Kaitlin Marsh remembers feeling like the “only one on the planet who doesn’t know what’s going on,” she said. In her hometown of Belvidere, N.J., population 2,700, many of her high-school classmates went straight into the work force or the military. Her guidance counselor, she said, was in the first year on the job and had as many questions about college as she did.
“I had a lot of uncertainty going in of what college even was and what they needed from me,” Ms. Marsh said.
Now a senior at Bucknell University, she is double-majoring in classics and history. She posted on “I’m First,” she said, because a resource like that would have helped her make the transition into college three years ago.
So far, “I’m First” has collected about two dozen videos. One is from the secretary of education, Arne Duncan. Michelle Obama may post another, said Mr. Rubinoff, who hopes that, as with “It Gets Better,” celebrities might lend their voices.
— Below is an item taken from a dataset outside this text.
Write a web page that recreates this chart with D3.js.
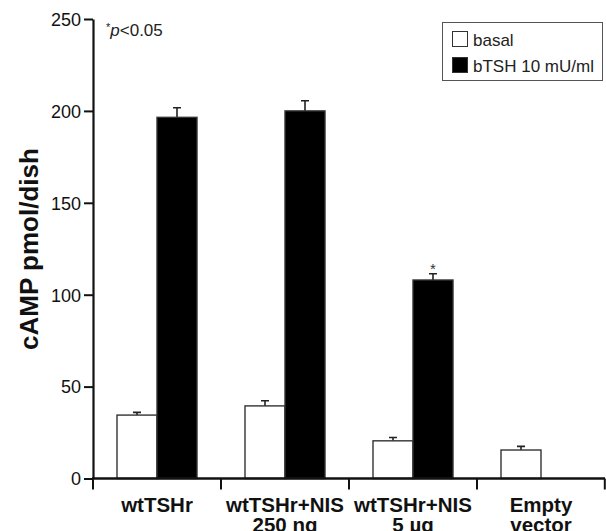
<!DOCTYPE html>
<html>
<head>
<meta charset="utf-8">
<script src="https://cdn.jsdelivr.net/npm/d3@7"></script>
<style>
  body { margin: 0; background: #fff; }
  svg { display: block; }
  text { font-family: "Liberation Sans", Arial, Helvetica, sans-serif; }
</style>
</head>
<body>
<div id="chart"></div>
<script>
// data
const categories = ['wtTSHr', 'wtTSHr+NIS|250 ng', 'wtTSHr+NIS|5 µg', 'Empty|vector'];
const seriesNames = ['basal', 'bTSH 10 mU/ml'];
const basal = [34.5, 39.5, 20.5, 15.5];
const basalErr = [1.5, 2.8, 1.8, 2.0];
const btsh = [196.5, 200, 108, null];
const btshErr = [5.2, 5.5, 3.4, null];
const significant = [false, false, true, false];
const yTicks = [0, 50, 100, 150, 200, 250];

const width = 606, height = 531;
const margin = { left: 93, right: 1, top: 19, bottom: 52 };

const svg = d3.select('#chart').append('svg')
  .attr('width', width)
  .attr('height', height);

const x0 = d3.scaleBand()
  .domain(categories)
  .range([margin.left, width - margin.right])
  .paddingInner(0)
  .paddingOuter(0);

const x1 = d3.scaleBand()
  .domain(seriesNames)
  .range([x0.bandwidth() * 0.1875, x0.bandwidth() * 0.8125])
  .padding(0);

const y = d3.scaleLinear()
  .domain([0, 250])
  .range([height - margin.bottom - 0.5, margin.top]);

const fills = { 'basal': '#fff', 'bTSH 10 mU/ml': '#000' };

// rows for grouped bars
const rows = categories.map((c, i) => ({
  cat: c,
  bars: [
    { s: seriesNames[0], v: basal[i], e: basalErr[i], sig: false },
    { s: seriesNames[1], v: btsh[i], e: btshErr[i], sig: significant[i] }
  ].filter(b => b.v != null)
}));

const groups = svg.selectAll('.grp')
  .data(rows)
  .enter()
  .append('g')
  .attr('class', 'grp')
  .attr('transform', d => `translate(${x0(d.cat)},0)`);

// error bars (upper only), drawn first so the bar covers the stem
groups.selectAll('.err')
  .data(d => d.bars)
  .enter()
  .append('path')
  .attr('class', 'err')
  .attr('fill', 'none')
  .attr('stroke', '#222')
  .attr('stroke-width', 1.6)
  .attr('d', d => {
    const cx = x1(d.s) + x1.bandwidth() / 2;
    const top = y(d.v + d.e);
    return `M${cx},${y(d.v)}V${top}M${cx - 4},${top}H${cx + 4}`;
  });

groups.selectAll('.bar')
  .data(d => d.bars)
  .enter()
  .append('rect')
  .attr('class', 'bar')
  .attr('x', d => x1(d.s))
  .attr('width', x1.bandwidth())
  .attr('y', d => y(d.v))
  .attr('height', d => y(0) - y(d.v))
  .attr('fill', d => fills[d.s])
  .attr('stroke', '#333')
  .attr('stroke-width', 1.4);

// significance marks
groups.selectAll('.sig')
  .data(d => d.bars.filter(b => b.sig))
  .enter()
  .append('text')
  .attr('class', 'sig')
  .attr('x', d => x1(d.s) + x1.bandwidth() / 2)
  .attr('y', d => y(d.v + d.e) + 0)
  .attr('text-anchor', 'middle')
  .style('font-size', '15px')
  .style('fill', '#333')
  .text('*');

// y axis
const yAxis = svg.append('g')
  .attr('transform', `translate(${margin.left},0)`)
  .call(d3.axisLeft(y).tickValues(yTicks).tickSize(9).tickPadding(3).tickSizeOuter(0));
yAxis.select('.domain').attr('stroke', '#111').attr('stroke-width', 2.2);
yAxis.selectAll('.tick line').attr('stroke', '#111').attr('stroke-width', 2);
yAxis.selectAll('.tick text')
  .style('font-size', '18px')
  .style('fill', '#111')
  .attr('dy', '0.35em');

// x axis: ticks at group boundaries
const xBase = y(0);
svg.append('line')
  .attr('x1', margin.left - 1).attr('x2', width - margin.right)
  .attr('y1', xBase).attr('y2', xBase)
  .attr('stroke', '#111').attr('stroke-width', 2.4);

const bounds = categories.map(c => x0(c)).concat([x0.range()[1]]);
svg.selectAll('.xtick')
  .data(bounds)
  .enter()
  .append('line')
  .attr('x1', d => Math.min(d, width - 1.2)).attr('x2', d => Math.min(d, width - 1.2))
  .attr('y1', xBase).attr('y2', xBase + 11)
  .attr('stroke', '#111').attr('stroke-width', 2);

const xl = svg.selectAll('.xlab')
  .data(categories)
  .enter()
  .append('text')
  .attr('class', 'xlab')
  .attr('x', d => x0(d) + x0.bandwidth() / 2)
  .attr('y', 512)
  .attr('text-anchor', 'middle')
  .style('font-size', '20.5px')
  .style('font-weight', 'bold')
  .style('fill', '#111');
xl.selectAll('tspan')
  .data(d => d.split('|').map(t => ({ t, cx: x0(d) + x0.bandwidth() / 2 })))
  .enter()
  .append('tspan')
  .attr('x', d => d.cx)
  .attr('dy', (d, i) => i === 0 ? 0 : 19.5)
  .text(d => d.t);

// y label
svg.append('text')
  .attr('transform', 'translate(38,249) rotate(-90)')
  .attr('text-anchor', 'middle')
  .style('font-size', '26px')
  .style('font-weight', 'bold')
  .style('fill', '#111')
  .text('cAMP pmol/dish');

// p-value note
const note = svg.append('text')
  .attr('x', 106)
  .attr('y', 36)
  .style('font-size', '17px')
  .style('fill', '#222');
note.append('tspan').attr('dy', -5).style('font-size', '11px').text('*');
note.append('tspan').attr('dy', 5).style('font-style', 'italic').text('p');
note.append('tspan').text('<0.05');

// legend
const legend = svg.append('g');
legend.append('rect')
  .attr('x', 442.5).attr('y', 22.5)
  .attr('width', 160).attr('height', 58)
  .attr('fill', '#fff')
  .attr('stroke', '#555')
  .attr('stroke-width', 1);

const li = legend.selectAll('.li')
  .data(seriesNames)
  .enter()
  .append('g')
  .attr('transform', (d, i) => `translate(452,${31 + i * 26})`);
li.append('rect')
  .attr('x', 0.5).attr('y', 0.5)
  .attr('width', 15).attr('height', 15)
  .attr('fill', d => fills[d])
  .attr('stroke', '#333')
  .attr('stroke-width', 1);
li.append('text')
  .attr('x', 21)
  .attr('y', 15)
  .style('font-size', '17px')
  .style('fill', '#222')
  .text(d => d);
</script>
</body>
</html>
The “I’m First” site also features a database of the Center for Student Opportunity’s 168 partner colleges. Users can search using different criteria, such as location, financial aid, most popular major, and summer bridge programs.
Undermatching, or enrolling in less-selective colleges than they are qualified to attend, is a problem for first-generation students, Mr. Rubinoff said. “Our soapbox is that the opportunity for college does exist for first-gen college students,” he said, at institutions that would strongly support them.
Correction (10/24/2013, 10:20 a.m.): The original version of this article misidentified Bucknell University as Bucknell College. The article has been updated to reflect the correction.